Given a uniform distribution over k discrete values (in this case permutations of the list), the expected probability of the next permutation is 1/k. This is not the same as saying that if you take k samples from the distribution, you are guaranteed to receive exactly one of each value. For any finite number n of samples, no matter how large, the probability of getting a given value tends towards 1 as n grows, but it only approaches it asymptotically. While the probability of not seeing any one value from the domain grows vanishingly small as n gets much larger than the number of possible values, it never hits zero. So even with a stochastically random source of list permutations, we cannot place a finite upper bound on a time in which bogosort is guaranteed to terminate.

It gets even worse with pseudorandom number generators — these display cyclical behavior over time (any good one will take quite a while to show it, but they all will), and you might have picked a seed for your PRNG that generates a cycle that never includes the sorted permutation.

So no, bogosort is not guaranteed to terminate. In practice, it has a reasonable chance of terminating for most inputs, and it will do so with an expected (not guaranteed!) runtime in O(n!) for a list of length n.

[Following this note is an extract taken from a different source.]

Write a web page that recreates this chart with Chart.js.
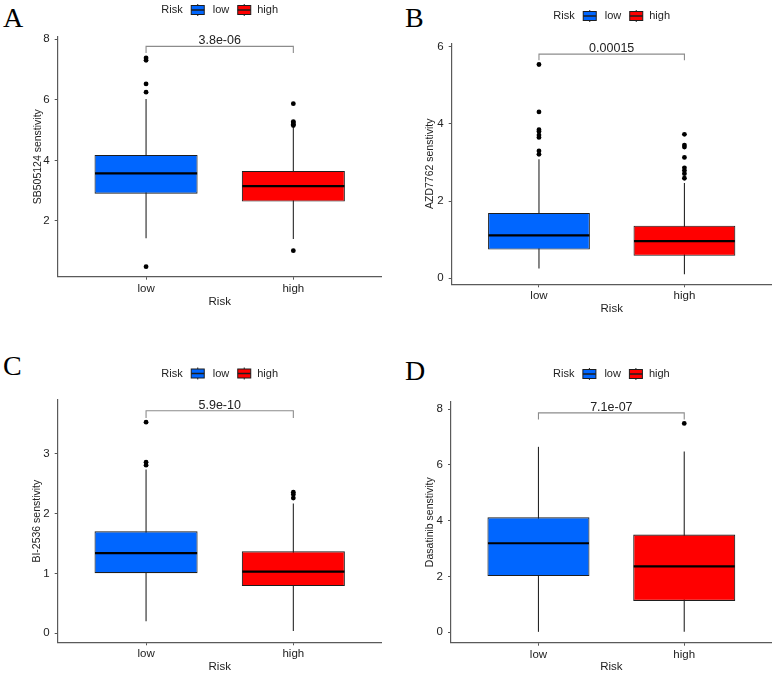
<!DOCTYPE html>
<html><head><meta charset="utf-8">
<script src="https://cdn.jsdelivr.net/npm/chart.js@4/dist/chart.umd.min.js"></script>
<style>
html,body{margin:0;padding:0;background:#fff;}
body{width:779px;height:673px;position:relative;overflow:hidden;}
canvas{position:absolute;}
.lbl{position:absolute;font-family:'Liberation Serif','Times New Roman',serif;font-size:28px;line-height:28px;color:#000;}
</style></head><body>
<div class="lbl" style="left:3px;top:3.6px">A</div>
<div class="lbl" style="left:405px;top:3.6px">B</div>
<div class="lbl" style="left:3px;top:351.6px">C</div>
<div class="lbl" style="left:405px;top:356.6px">D</div>
<canvas id="cA" width="390" height="330" style="left:0;top:0"></canvas>
<canvas id="cB" width="389" height="330" style="left:390px;top:0"></canvas>
<canvas id="cC" width="390" height="343" style="left:0;top:330px"></canvas>
<canvas id="cD" width="389" height="343" style="left:390px;top:330px"></canvas>
<script>
// ---------------- data ----------------
const categories = ['low', 'high'];
const legendTitle = 'Risk';
const xTitle = 'Risk';
// box stats: [lower whisker, Q1, median, Q3, upper whisker]
const A_yTitle = 'SB505124 senstivity';
const A_lowStats = [1.43, 2.90, 3.57, 4.18, 6.02];
const A_highStats = [1.40, 2.64, 3.15, 3.65, 5.08];
const A_lowOutliers = [7.38, 7.30, 6.52, 6.25, 0.49];
const A_highOutliers = [5.87, 5.28, 5.24, 5.19, 5.15, 1.02];
const A_yTicks = [2, 4, 6, 8];
const A_pValue = '3.8e-06';

const B_yTitle = 'AZD7762 senstivity';
const B_lowStats = [0.25, 0.74, 1.11, 1.69, 3.08];
const B_highStats = [0.10, 0.58, 0.96, 1.36, 2.47];
const B_lowOutliers = [5.54, 4.31, 3.85, 3.80, 3.71, 3.65, 3.30, 3.21];
const B_highOutliers = [3.73, 3.45, 3.40, 3.13, 2.86, 2.79, 2.71, 2.59];
const B_yTicks = [0, 2, 4, 6];
const B_pValue = '0.00015';

const C_yTitle = 'BI-2536 senstivity';
const C_lowStats = [0.20, 1.005, 1.34, 1.705, 2.74];
const C_highStats = [0.04, 0.79, 1.03, 1.37, 2.17];
const C_lowOutliers = [3.53, 2.86, 2.81];
const C_highOutliers = [2.36, 2.32, 2.26];
const C_yTicks = [0, 1, 2, 3];
const C_pValue = '5.9e-10';

const D_yTitle = 'Dasatinib senstivity';
const D_lowStats = [0.01, 2.01, 3.19, 4.12, 6.65];
const D_highStats = [0.01, 1.12, 2.36, 3.50, 6.48];
const D_lowOutliers = [];
const D_highOutliers = [7.49];
const D_yTicks = [0, 2, 4, 6, 8];
const D_pValue = '7.1e-07';

// ---------------- layout / style ----------------
const COLORS = ['#0066FF', '#FF0000'];
const FONT = "'Liberation Sans', Arial, sans-serif";
const panels = [
  {id:'cA', yTitle:A_yTitle, stats:[A_lowStats,A_highStats], outl:[A_lowOutliers,A_highOutliers], yTicks:A_yTicks, p:A_pValue,
   yMin:0.16, yMax:8.08, br:[7.76,7.54], w:390, h:330, area:{l:57.7,t:36.7,r:381.7,b:276.7}, legY:10, yTitleX:37.7, xTitleY:301.7},
  {id:'cB', yTitle:B_yTitle, stats:[B_lowStats,B_highStats], outl:[B_lowOutliers,B_highOutliers], yTicks:B_yTicks, p:B_pValue,
   yMin:-0.16, yMax:6.09, br:[5.81,5.65], w:389, h:330, area:{l:61.7,t:43.3,r:381.7,b:284.3}, legY:16, yTitleX:40, xTitleY:309.3},
  {id:'cC', yTitle:C_yTitle, stats:[C_lowStats,C_highStats], outl:[C_lowOutliers,C_highOutliers], yTicks:C_yTicks, p:C_pValue,
   yMin:-0.15, yMax:3.90, br:[3.72,3.60], w:390, h:343, area:{l:57.7,t:70,r:381.7,b:312.3}, legY:43.5, yTitleX:36.7, xTitleY:337.3},
  {id:'cD', yTitle:D_yTitle, stats:[D_lowStats,D_highStats], outl:[D_lowOutliers,D_highOutliers], yTicks:D_yTicks, p:D_pValue,
   yMin:-0.38, yMax:8.27, br:[7.87,7.63], w:389, h:343, area:{l:61,t:71.7,r:381.7,b:312.7}, legY:44, yTitleX:40, xTitleY:337.3}
];

const boxParts = {
  id: 'boxParts',
  beforeDatasetsDraw(chart, args, o) {
    const {ctx, scales:{x, y}} = chart;
    ctx.save();
    ctx.strokeStyle = '#262626'; ctx.lineWidth = 1.1;
    o.stats.forEach((s, i) => {
      const px = x.getPixelForValue(i + 1);
      ctx.beginPath();
      ctx.moveTo(px, y.getPixelForValue(s[0]));
      ctx.lineTo(px, y.getPixelForValue(s[4]));
      ctx.stroke();
    });
    ctx.restore();
  },
  afterDatasetsDraw(chart, args, o) {
    const {ctx, scales:{x, y}} = chart;
    const meta = chart.getDatasetMeta(0);
    ctx.save();
    ctx.strokeStyle = '#000'; ctx.lineWidth = 2.2;
    o.stats.forEach((s, i) => {
      const bar = meta.data[i];
      const half = bar.width / 2;
      const py = y.getPixelForValue(s[2]);
      ctx.beginPath();
      ctx.moveTo(bar.x - half + 0.5, py);
      ctx.lineTo(bar.x + half - 0.5, py);
      ctx.stroke();
    });
    ctx.restore();
  },
  afterDraw(chart, args, o) {
    const {ctx, scales:{x, y}, chartArea} = chart;
    ctx.save();
    // bracket
    const x1 = x.getPixelForValue(1), x2 = x.getPixelForValue(2);
    const yb = y.getPixelForValue(o.br[0]), yd = y.getPixelForValue(o.br[1]);
    ctx.strokeStyle = '#8c8c8c'; ctx.lineWidth = 1.1;
    ctx.beginPath();
    ctx.moveTo(x1, yd); ctx.lineTo(x1, yb); ctx.lineTo(x2, yb); ctx.lineTo(x2, yd);
    ctx.stroke();
    ctx.fillStyle = '#222';
    ctx.font = '12.5px ' + FONT;
    ctx.textAlign = 'center'; ctx.textBaseline = 'alphabetic';
    ctx.fillText(o.p, (x1 + x2) / 2, yb - 2);
    // legend
    ctx.font = '11px ' + FONT;
    const wRisk = ctx.measureText(legendTitle).width;
    const wLow = ctx.measureText(categories[0]).width;
    const wHigh = ctx.measureText(categories[1]).width;
    const iconW = 14, gap = 8;
    const total = wRisk + gap + iconW + gap + wLow + gap + iconW + 6 + wHigh;
    let cx = (chartArea.left + chartArea.right) / 2 - total / 2;
    const cy = o.legY;
    ctx.textAlign = 'left'; ctx.textBaseline = 'middle'; ctx.fillStyle = '#222';
    ctx.fillText(legendTitle, cx, cy); cx += wRisk + gap;
    const icon = (x0, col) => {
      ctx.strokeStyle = '#1e1e1e'; ctx.lineWidth = 1;
      ctx.beginPath(); ctx.moveTo(x0 + iconW/2, cy - 6); ctx.lineTo(x0 + iconW/2, cy + 6); ctx.stroke();
      ctx.fillStyle = col;
      ctx.fillRect(x0 + 0.5, cy - 4.5, iconW - 1, 9);
      ctx.strokeRect(x0 + 0.5, cy - 4.5, iconW - 1, 9);
      ctx.lineWidth = 1.5;
      ctx.beginPath(); ctx.moveTo(x0 + 0.5, cy); ctx.lineTo(x0 + iconW - 0.5, cy); ctx.stroke();
    };
    icon(cx, COLORS[0]); cx += iconW + gap;
    ctx.fillStyle = '#222'; ctx.fillText(categories[0], cx, cy); cx += wLow + gap;
    icon(cx, COLORS[1]); cx += iconW + 6;
    ctx.fillStyle = '#222'; ctx.fillText(categories[1], cx, cy);
    ctx.restore();
  }
};

panels.forEach(pn => {
  const a = pn.area;
  const tickFont = {family: FONT, size: 11.5};
  new Chart(document.getElementById(pn.id), {
    type: 'bar',
    data: {
      datasets: [
        {type:'bar', data: pn.stats.map((s, i) => ({x: i + 1, y: [s[1], s[3]]})),
         backgroundColor: COLORS, borderColor: '#1e1e1e', borderWidth: 1.1, borderSkipped: false,
         categoryPercentage: 1, barPercentage: 0.7},
        {type:'scatter', data: pn.outl.flatMap((arr, i) => arr.map(v => ({x: i + 1, y: v}))),
         pointRadius: 2.4, pointBackgroundColor: '#000', pointBorderWidth: 0, showLine: false}
      ]
    },
    options: {
      responsive: false, animation: false, events: [],
      layout: {padding: {left: 0, top: a.t, right: pn.w - a.r, bottom: 0}},
      plugins: {legend: {display: false}, tooltip: {enabled: false},
        boxParts: {stats: pn.stats, br: pn.br, p: pn.p, legY: pn.legY}},
      scales: {
        x: {type: 'linear', min: 0.4, max: 2.6, offset: false,
          afterBuildTicks: s => { s.ticks = categories.map((c, i) => ({value: i + 1})); },
          afterFit: s => { s.height = pn.h - a.b; },
          grid: {drawOnChartArea: false, drawTicks: true, tickLength: 3, color: '#555', tickColor: '#555', offset: false},
          border: {display: true, color: '#5a5a5a', width: 1.2},
          ticks: {callback: v => categories[Math.round(v) - 1], font: tickFont, color: '#222', padding: 2, maxRotation: 0, autoSkip: false},
          title: {display: true, text: xTitle, font: {family: FONT, size: 11.5}, color: '#222',
            padding: {top: 0, bottom: pn.h - 6.9 - pn.xTitleY}}
        },
        y: {type: 'linear', min: pn.yMin, max: pn.yMax, beginAtZero: false,
          afterBuildTicks: s => { s.ticks = pn.yTicks.map(v => ({value: v})); },
          afterFit: s => { s.width = a.l; },
          grid: {drawOnChartArea: false, drawTicks: true, tickLength: 3, color: '#555', tickColor: '#555'},
          border: {display: true, color: '#5a5a5a', width: 1.2},
          ticks: {callback: v => String(v), font: tickFont, color: '#222', padding: 5},
          title: {display: true, text: pn.yTitle, font: {family: FONT, size: 10.5}, color: '#222',
            padding: {top: pn.yTitleX - 6.3, bottom: 0}}
        }
      }
    },
    plugins: [boxParts]
  });
});
</script>
</body></html>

Now of course, there's infinitely many conceivable scenarios where bogosort never completes, but it doesn't matter. The theoretical foundation (Lebesgue measure theory) to make this mathematically rigid is a bit complex. An example to illustrate:

Assume you have're looking at a 2-dimensional space (over the real numbers) and you want to measure the area of subsets of it. E.g. the area of a square defined as:

{ (x,y) \in \R | 0 <= x <= 1 and 0 <= y <=1 }

Now the area of that is 1. Then carve out the y-axis like this:

{ (x,y) \in \R | 0 < x <= 1 and 0 <= y <=1 }

It's obviously a smaller set than the square above, but the set that's missing doesn't have any area (it's a line with no width). So it's sane to assume that the area of the new subset is still 1.

[btw: Lebesgue measure theory throws in a few more simple assumption and then derives a very nice theory for computing areas, and in extension integration of functions.]

Now probabilities are the same: Instead of points in the plane you have different runs of bogosort and the measure of the "area" for all events is defined to be 1. But you still can carve out complete "lines" (i.e. sets with even infinte many different runs of bogosort) that don't have any influence on the value of your total "area", i.e. probability.

To conclude, your in /pratice/ actually holds up in theory, too ;-)

Edit: Lebesgue measure is actually only the application onto real spaces, the fundamental thing that also applies to probabilities is just called measure theory. Mixed that up a bit.

If I understand that correctly, we're dealing with a case analogous to the coin-flipping scenario.

And since, as you admit, there are infinitely many scenarios where a bogosort never completes, we cannot place a finite upper bound on its running time for all cases, which is what complexity theory's big-O notation is all about. As I stated, the average-case complexity for bogosort is in O(n!), but the worst-case complexity isn't bound by any function.